Leave the pictures out, and retype all of the material exactly as written.

--- INFORMATION SHOWN ---

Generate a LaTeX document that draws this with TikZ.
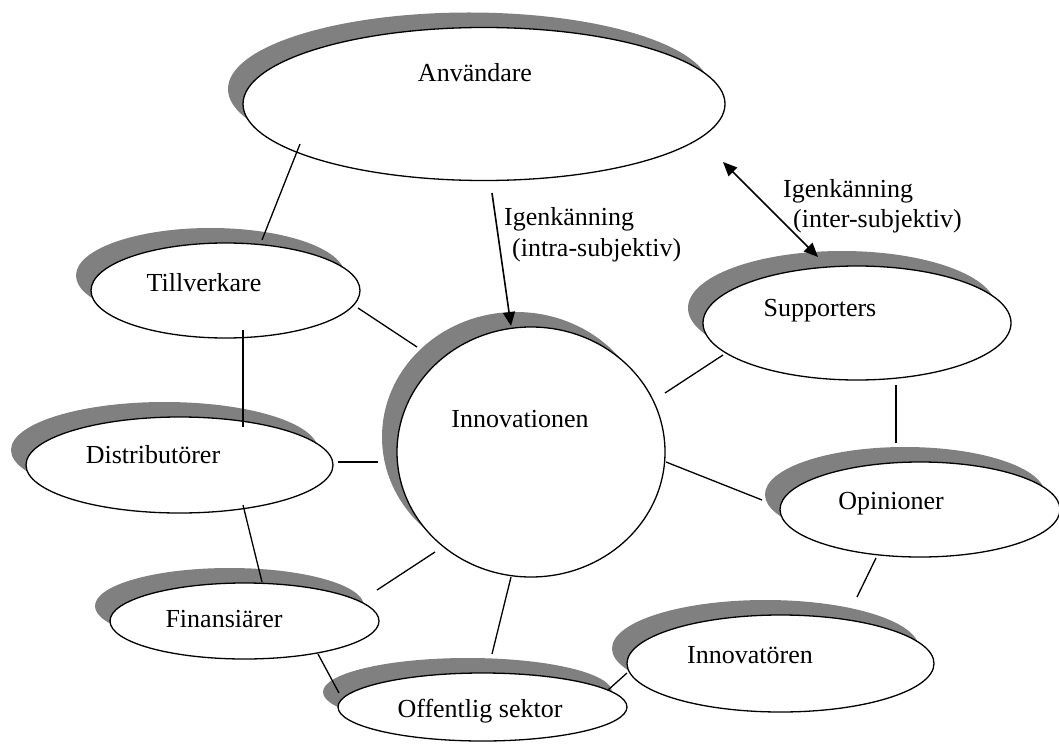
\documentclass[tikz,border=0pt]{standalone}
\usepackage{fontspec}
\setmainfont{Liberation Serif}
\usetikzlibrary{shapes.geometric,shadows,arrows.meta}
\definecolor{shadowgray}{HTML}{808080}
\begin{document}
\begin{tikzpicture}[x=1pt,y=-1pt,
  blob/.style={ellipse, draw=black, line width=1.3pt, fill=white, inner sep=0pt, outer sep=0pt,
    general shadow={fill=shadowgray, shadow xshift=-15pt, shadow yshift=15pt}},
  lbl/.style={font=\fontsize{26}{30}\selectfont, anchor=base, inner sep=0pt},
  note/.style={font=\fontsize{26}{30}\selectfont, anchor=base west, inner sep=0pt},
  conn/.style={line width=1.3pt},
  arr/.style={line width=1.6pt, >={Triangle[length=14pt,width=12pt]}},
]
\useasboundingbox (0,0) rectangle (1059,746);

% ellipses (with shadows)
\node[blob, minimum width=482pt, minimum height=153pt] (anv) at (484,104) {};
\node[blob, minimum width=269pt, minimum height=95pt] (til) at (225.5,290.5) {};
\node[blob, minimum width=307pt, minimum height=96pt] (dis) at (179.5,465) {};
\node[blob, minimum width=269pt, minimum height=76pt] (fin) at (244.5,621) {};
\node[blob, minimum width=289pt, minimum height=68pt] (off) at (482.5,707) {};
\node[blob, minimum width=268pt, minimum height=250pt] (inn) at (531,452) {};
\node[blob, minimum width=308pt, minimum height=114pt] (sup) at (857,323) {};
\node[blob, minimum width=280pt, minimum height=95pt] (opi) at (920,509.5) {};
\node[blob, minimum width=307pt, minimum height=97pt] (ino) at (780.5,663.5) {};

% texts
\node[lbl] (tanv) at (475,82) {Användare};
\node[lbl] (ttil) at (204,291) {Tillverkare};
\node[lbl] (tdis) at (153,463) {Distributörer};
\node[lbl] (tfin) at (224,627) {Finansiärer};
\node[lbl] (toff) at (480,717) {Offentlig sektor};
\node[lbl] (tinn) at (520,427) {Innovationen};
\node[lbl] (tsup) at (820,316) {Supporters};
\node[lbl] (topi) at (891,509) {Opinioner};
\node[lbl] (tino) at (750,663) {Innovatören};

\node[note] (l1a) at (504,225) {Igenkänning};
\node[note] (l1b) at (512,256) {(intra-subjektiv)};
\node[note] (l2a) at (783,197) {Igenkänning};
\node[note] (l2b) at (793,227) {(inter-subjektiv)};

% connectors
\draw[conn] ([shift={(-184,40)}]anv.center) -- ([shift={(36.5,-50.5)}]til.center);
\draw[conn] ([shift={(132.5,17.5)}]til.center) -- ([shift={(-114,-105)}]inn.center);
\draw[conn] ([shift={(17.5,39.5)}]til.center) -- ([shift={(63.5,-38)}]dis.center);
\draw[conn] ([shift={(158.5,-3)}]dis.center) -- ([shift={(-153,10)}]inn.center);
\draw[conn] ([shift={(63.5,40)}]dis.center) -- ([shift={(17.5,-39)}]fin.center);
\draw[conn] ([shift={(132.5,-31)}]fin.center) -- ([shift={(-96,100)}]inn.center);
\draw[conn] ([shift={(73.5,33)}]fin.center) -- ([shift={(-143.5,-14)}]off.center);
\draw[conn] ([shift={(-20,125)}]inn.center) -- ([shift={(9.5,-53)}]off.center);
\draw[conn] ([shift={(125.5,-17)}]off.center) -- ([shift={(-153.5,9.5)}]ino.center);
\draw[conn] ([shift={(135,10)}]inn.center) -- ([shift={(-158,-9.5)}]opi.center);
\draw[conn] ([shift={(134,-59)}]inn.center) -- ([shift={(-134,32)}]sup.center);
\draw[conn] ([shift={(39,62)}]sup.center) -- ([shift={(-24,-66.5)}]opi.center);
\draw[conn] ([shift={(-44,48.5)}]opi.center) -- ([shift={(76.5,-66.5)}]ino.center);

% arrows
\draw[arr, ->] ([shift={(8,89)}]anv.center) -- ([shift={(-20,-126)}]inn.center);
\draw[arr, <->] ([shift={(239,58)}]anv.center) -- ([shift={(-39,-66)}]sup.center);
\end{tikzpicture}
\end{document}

---

## ANSWER TO THE TASK
Generate a LaTeX document that draws this with TikZ.
\documentclass[tikz,border=0pt]{standalone}
\usepackage{fontspec}
\setmainfont{Liberation Serif}
\usetikzlibrary{shapes.geometric,shadows,arrows.meta}
\definecolor{shadowgray}{HTML}{808080}
\begin{document}
\begin{tikzpicture}[x=1pt,y=-1pt,
  blob/.style={ellipse, draw=black, line width=1.3pt, fill=white, inner sep=0pt, outer sep=0pt,
    general shadow={fill=shadowgray, shadow xshift=-15pt, shadow yshift=15pt}},
  lbl/.style={font=\fontsize{26}{30}\selectfont, anchor=base, inner sep=0pt},
  note/.style={font=\fontsize{26}{30}\selectfont, anchor=base west, inner sep=0pt},
  conn/.style={line width=1.3pt},
  arr/.style={line width=1.6pt, >={Triangle[length=14pt,width=12pt]}},
]
\useasboundingbox (0,0) rectangle (1059,746);

% ellipses (with shadows)
\node[blob, minimum width=482pt, minimum height=153pt] (anv) at (484,104) {};
\node[blob, minimum width=269pt, minimum height=95pt] (til) at (225.5,290.5) {};
\node[blob, minimum width=307pt, minimum height=96pt] (dis) at (179.5,465) {};
\node[blob, minimum width=269pt, minimum height=76pt] (fin) at (244.5,621) {};
\node[blob, minimum width=289pt, minimum height=68pt] (off) at (482.5,707) {};
\node[blob, minimum width=268pt, minimum height=250pt] (inn) at (531,452) {};
\node[blob, minimum width=308pt, minimum height=114pt] (sup) at (857,323) {};
\node[blob, minimum width=280pt, minimum height=95pt] (opi) at (920,509.5) {};
\node[blob, minimum width=307pt, minimum height=97pt] (ino) at (780.5,663.5) {};

% texts
\node[lbl] (tanv) at (475,82) {Användare};
\node[lbl] (ttil) at (204,291) {Tillverkare};
\node[lbl] (tdis) at (153,463) {Distributörer};
\node[lbl] (tfin) at (224,627) {Finansiärer};
\node[lbl] (toff) at (480,717) {Offentlig sektor};
\node[lbl] (tinn) at (520,427) {Innovationen};
\node[lbl] (tsup) at (820,316) {Supporters};
\node[lbl] (topi) at (891,509) {Opinioner};
\node[lbl] (tino) at (750,663) {Innovatören};

\node[note] (l1a) at (504,225) {Igenkänning};
\node[note] (l1b) at (512,256) {(intra-subjektiv)};
\node[note] (l2a) at (783,197) {Igenkänning};
\node[note] (l2b) at (793,227) {(inter-subjektiv)};

% connectors
\draw[conn] ([shift={(-184,40)}]anv.center) -- ([shift={(36.5,-50.5)}]til.center);
\draw[conn] ([shift={(132.5,17.5)}]til.center) -- ([shift={(-114,-105)}]inn.center);
\draw[conn] ([shift={(17.5,39.5)}]til.center) -- ([shift={(63.5,-38)}]dis.center);
\draw[conn] ([shift={(158.5,-3)}]dis.center) -- ([shift={(-153,10)}]inn.center);
\draw[conn] ([shift={(63.5,40)}]dis.center) -- ([shift={(17.5,-39)}]fin.center);
\draw[conn] ([shift={(132.5,-31)}]fin.center) -- ([shift={(-96,100)}]inn.center);
\draw[conn] ([shift={(73.5,33)}]fin.center) -- ([shift={(-143.5,-14)}]off.center);
\draw[conn] ([shift={(-20,125)}]inn.center) -- ([shift={(9.5,-53)}]off.center);
\draw[conn] ([shift={(125.5,-17)}]off.center) -- ([shift={(-153.5,9.5)}]ino.center);
\draw[conn] ([shift={(135,10)}]inn.center) -- ([shift={(-158,-9.5)}]opi.center);
\draw[conn] ([shift={(134,-59)}]inn.center) -- ([shift={(-134,32)}]sup.center);
\draw[conn] ([shift={(39,62)}]sup.center) -- ([shift={(-24,-66.5)}]opi.center);
\draw[conn] ([shift={(-44,48.5)}]opi.center) -- ([shift={(76.5,-66.5)}]ino.center);

% arrows
\draw[arr, ->] ([shift={(8,89)}]anv.center) -- ([shift={(-20,-126)}]inn.center);
\draw[arr, <->] ([shift={(239,58)}]anv.center) -- ([shift={(-39,-66)}]sup.center);
\end{tikzpicture}
\end{document}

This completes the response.